The New York Times book section recently featured a review of The Essential Dick Gregory. It was thoughtful and interesting, though it might have said a bit more about Gregory’s important role in Chicago’s civil rights history. (For those unfamiliar with him, Dick Gregory, who died in 2017, was a stand-up comic, civil rights leader, author, and vegetarian activist.)
In the summer of 1965, Gregory led daily marches to protest de facto residential and school segregation in Chicago. They assembled in Grant Park at around 5:00 pm, and headed for a different destination every day, known only to Gregory (and not always planned in advance). One day the marchers might go to the Rush Street nightclub district on the near north side, on another to Mayor Daley’s house in Bridgeport (a longer distance, and much more tense), and sometimes the contingent of 50-100 just marched around the Loop.
At age 16, I had a summer job on West Randolph Street, so I would hurry up after work and join the group, usually as the only white teenager. They tolerated me. The summer's high point was a Martin Luther King led march and rally at City Hall, where I somehow ended up close enough to shake King’s hand. During that demonstration, Bernard Kleina took the only ever color photographs of King.

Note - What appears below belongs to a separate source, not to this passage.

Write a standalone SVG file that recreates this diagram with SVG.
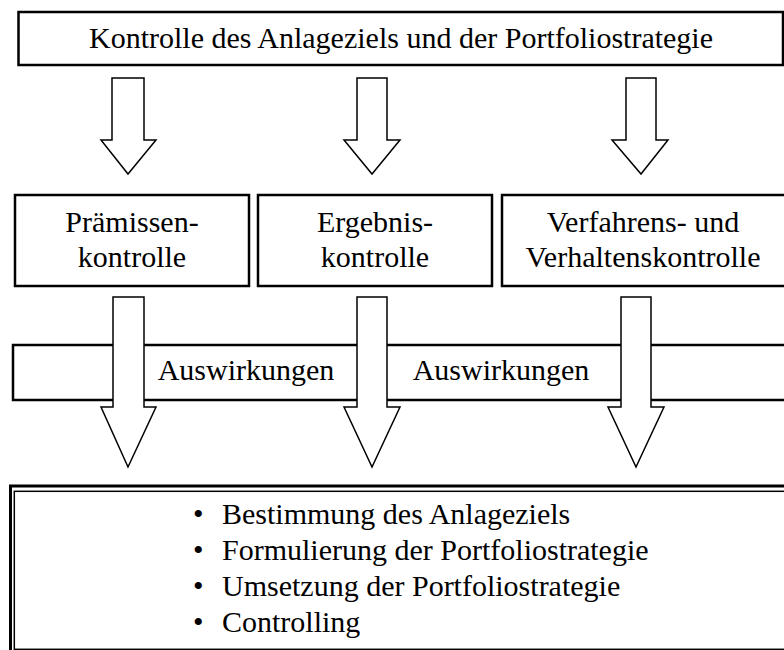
<svg xmlns="http://www.w3.org/2000/svg" width="784" height="650" viewBox="0 0 784 650">
<style>
text{font-family:"Liberation Serif","Times New Roman",serif;font-size:30px;fill:#000}
.c{text-anchor:middle}
.box{fill:#fff;stroke:#000;stroke-width:2.5}
.arr{fill:#fff;stroke:#000;stroke-width:1.5;stroke-linejoin:miter}
</style>
<rect width="784" height="650" fill="#fff"/>
<g id="top">
<rect class="box" x="18.5" y="12" width="764.5" height="53" stroke-width="2"/>
<text class="c" x="401" y="48">Kontrolle des Anlageziels und der Portfoliostrategie</text>
</g>
<g id="connectors-top">
<polygon class="arr" points="112,78 144,78 144,140 156,140 128,174 101,140 112,140"/>
<polygon class="arr" points="357,78 387,78 387,140 400,140 372,174 344,140 357,140"/>
<polygon class="arr" points="626,78 656,78 656,140 668,140 641,174 612,140 626,140"/>
</g>
<g id="praemissen">
<rect class="box" x="15" y="195" width="234" height="91"/>
<text class="c" x="132" y="232">Prämissen-</text>
<text class="c" x="132" y="267">kontrolle</text>
</g>
<g id="ergebnis">
<rect class="box" x="258" y="195" width="234" height="91"/>
<text class="c" x="375" y="232">Ergebnis-</text>
<text class="c" x="375" y="267">kontrolle</text>
</g>
<g id="verfahren">
<rect class="box" x="502" y="195" width="284" height="91"/>
<text class="c" x="643" y="232">Verfahrens- und</text>
<text class="c" x="643" y="267">Verhaltenskontrolle</text>
</g>
<g id="auswirkungen">
<rect class="box" x="13" y="345" width="775" height="55"/>
<text class="c" x="246" y="380">Auswirkungen</text>
<text class="c" x="501" y="380">Auswirkungen</text>
</g>
<g id="connectors-bottom">
<polygon class="arr" points="113,297 144,297 144,407 156,407 128,467 101,407 113,407"/>
<polygon class="arr" points="357,297 387,297 387,407 400,407 372,467 344,407 357,407"/>
<polygon class="arr" points="621,297 651,297 651,407 664,407 636,467 608,407 621,407"/>
</g>
<g id="ziele">
<rect x="10.5" y="486" width="790" height="200" fill="#fff" stroke="#000" stroke-width="3"/>
<rect x="14.3" y="491.3" width="790" height="158" fill="none" stroke="#000" stroke-width="1.5"/>
<text x="193" y="524">•</text><text x="222" y="524">Bestimmung des Anlageziels</text>
<text x="193" y="560">•</text><text x="222" y="560">Formulierung der Portfoliostrategie</text>
<text x="193" y="596">•</text><text x="222" y="596">Umsetzung der Portfoliostrategie</text>
<text x="193" y="632">•</text><text x="222" y="632">Controlling</text>
</g>
</svg>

I don’t remember any of the speeches, or even whether Gregory spoke, or anyone other than King. Afterward, I took the Illinois Central home. One of the conductors, a man with an Irish accent, noticed a large "Freedom Now" button I was wearing and asked me why I wanted to bring two groups of people together "who only hated each other." I thought about Dick Gregory, who hated nobody and had always been very kind to me.